I read an article in The Guardian newspaper that said the city commission does not have enough money to maintain the organs of Paris. Is it true?
Of course, as you know, there’s a financial crisis right now, a difficult time for the economy. There is a lack of money for restoration and for new organs, this is sure, but the maintenance in general is done.
What are your favorite organs?
Oh, I like in general all kinds of organs which are in a true aesthetic. I like very much historic organs all over the world. I am very fascinated by a North German organ, or an organ from Middle Germany or South Germany, or a typical Italian or Spanish organ. I like also new organs when they have a good aesthetic. I am sad when I see an historic organ that has been changed.
Yes, I think particularly of the many changes to César Franck’s organ at Sainte-Clotilde.

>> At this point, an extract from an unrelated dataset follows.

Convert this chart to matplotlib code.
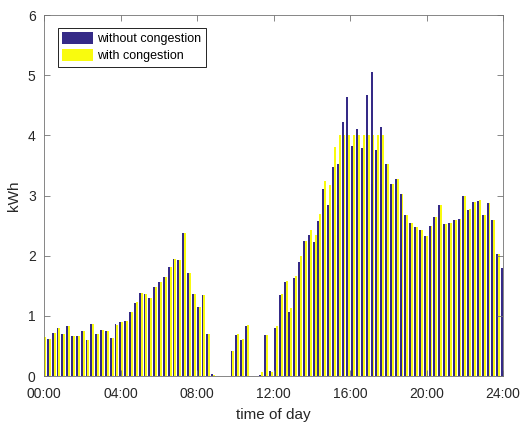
import numpy as np
import matplotlib
matplotlib.use("Agg")
import matplotlib.pyplot as plt

# 15-minute energy per slot (96 slots, 00:00 .. 23:45)
without_congestion = [
    0.65, 0.62, 0.71, 0.79, 0.70, 0.83, 0.67, 0.67, 0.74, 0.60, 0.86, 0.70,
    0.77, 0.74, 0.63, 0.86, 0.90, 0.92, 1.07, 1.22, 1.38, 1.36, 1.29, 1.48,
    1.57, 1.64, 1.82, 1.95, 1.93, 2.38, 1.72, 1.37, 1.14, 1.35, 0.69, 0.03,
    0.00, 0.00, 0.00, 0.41, 0.68, 0.60, 0.83, 0.00, 0.00, 0.02, 0.68, 0.08,
    0.79, 1.35, 1.56, 1.07, 1.63, 1.89, 2.25, 2.35, 2.23, 2.58, 3.10, 2.85,
    3.47, 3.52, 4.23, 4.64, 3.82, 4.10, 3.79, 4.67, 5.06, 3.75, 4.14, 3.53,
    3.19, 3.27, 3.03, 2.68, 2.55, 2.48, 2.42, 2.33, 2.50, 2.65, 2.85, 2.53,
    2.54, 2.60, 2.61, 3.00, 2.76, 2.89, 2.91, 2.67, 2.87, 2.60, 2.03, 1.79,
]
with_congestion = [
    0.65, 0.62, 0.71, 0.79, 0.70, 0.83, 0.67, 0.67, 0.74, 0.60, 0.86, 0.70,
    0.77, 0.74, 0.63, 0.84, 0.90, 0.92, 1.07, 1.23, 1.38, 1.36, 1.29, 1.48,
    1.57, 1.65, 1.82, 1.94, 1.93, 2.38, 1.72, 1.37, 1.14, 1.34, 0.69, 0.01,
    0.00, 0.00, 0.00, 0.41, 0.70, 0.61, 0.84, 0.00, 0.00, 0.06, 0.68, 0.06,
    0.83, 1.36, 1.58, 1.13, 1.67, 1.99, 2.25, 2.43, 2.34, 2.70, 3.24, 3.18,
    3.81, 4.00, 4.00, 4.00, 4.00, 4.00, 4.00, 4.00, 4.00, 4.00, 4.00, 3.53,
    3.19, 3.28, 3.03, 2.68, 2.55, 2.48, 2.43, 2.33, 2.50, 2.65, 2.84, 2.53,
    2.54, 2.59, 2.61, 2.99, 2.77, 2.90, 2.92, 2.67, 2.87, 2.60, 2.03, 1.79,
]
tick_labels = ["00:00", "04:00", "08:00", "12:00", "16:00", "20:00", "24:00"]
series_labels = ["without congestion", "with congestion"]

plt.rcParams["font.family"] = ["Liberation Sans", "DejaVu Sans"]

fig = plt.figure(figsize=(5.22, 4.23), dpi=100)
ax = fig.add_axes([0.0843, 0.1111, 0.8793, 0.8534])

x = np.arange(len(without_congestion))
w = 0.4
ax.bar(x - w / 2, without_congestion, width=w, color="#352a87",
       linewidth=0, label=series_labels[0])
ax.bar(x + w / 2, with_congestion, width=w, color="#f9fb0e",
       linewidth=0, label=series_labels[1])

ax.set_xlim(0, len(x) - 1)
ax.set_ylim(0, 6)
ax.set_xticks(np.linspace(0, len(x) - 1, len(tick_labels)))
ax.set_xticklabels(tick_labels)
ax.set_yticks(range(0, 7))

ax.tick_params(direction="in", length=4, width=0.6, color="0.45",
               labelsize=10, labelcolor="0.15", top=True, right=True)
ax.tick_params(axis="x", pad=8)
ax.tick_params(axis="y", pad=6)
for s in ax.spines.values():
    s.set_color("0.45")
    s.set_linewidth(0.6)

ax.set_xlabel("time of day", fontsize=11, color="0.15", labelpad=5)
ax.set_ylabel("kWh", fontsize=11, color="0.15", labelpad=5)

leg = ax.legend(loc="upper left", bbox_to_anchor=(0.03, 0.965),
                borderaxespad=0, fontsize=9, fancybox=False, framealpha=1,
                edgecolor="black", handlelength=2.5, handleheight=1.1,
                handletextpad=0.3, borderpad=0.35, labelspacing=0.3)
leg.get_frame().set_linewidth(0.6)

fig.savefig("out.png", dpi=100)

Yes, a catastrophe, and also Notre-Dame.
I wish the organ of Sainte-Clotilde could be restored to its original state.
I wish this also. The state commission for historic organs is interested in this, but in Paris it’s always politics, you know; the organs of Sainte-Clotilde and Notre-Dame have not been restored back to the original because of the organists. In Leipzig, for instance, you have the great organ of the Thomaskirche, by Sauer originally. It had been very much changed by the Orgelbewegung, taking out beautiful principals with nice scaling and putting in their place little mixtures and mutations. Years ago they organized the complete return to the original disposition of the organ. Or look at the Dom in Berlin, also a Sauer. After communism, they decided to restore that organ as it was originally, with pneumatic action and so on, beautifully poetic.
Before we finish, we should talk a little about your children.
Yes! We have four children. The oldest is a girl, Anne-Marie, and she has completed fine arts school and is a specialist in mosaic. She lives now in Geneva and has done mosaics in schools and other places. Then we have three boys. The oldest boy is François-Xavier, and he has a wonderful career as a conductor. Then we have Vincent; he plays viola and is professor of viola at the Conservatoire of Metz in Lorraine. The last one, born in Washington, D.C. in 1976 (a bicentennial baby!) is not at all an artist. He is a professor of mathematics in Laval. And we have nine grandchildren from 4 to 17 years old, among them students in horn, trombone, flute, harpsichord, clarinet, percussion, and tuba. We are very proud!
Daniel, thank you so much. It’s been a delight visiting with you.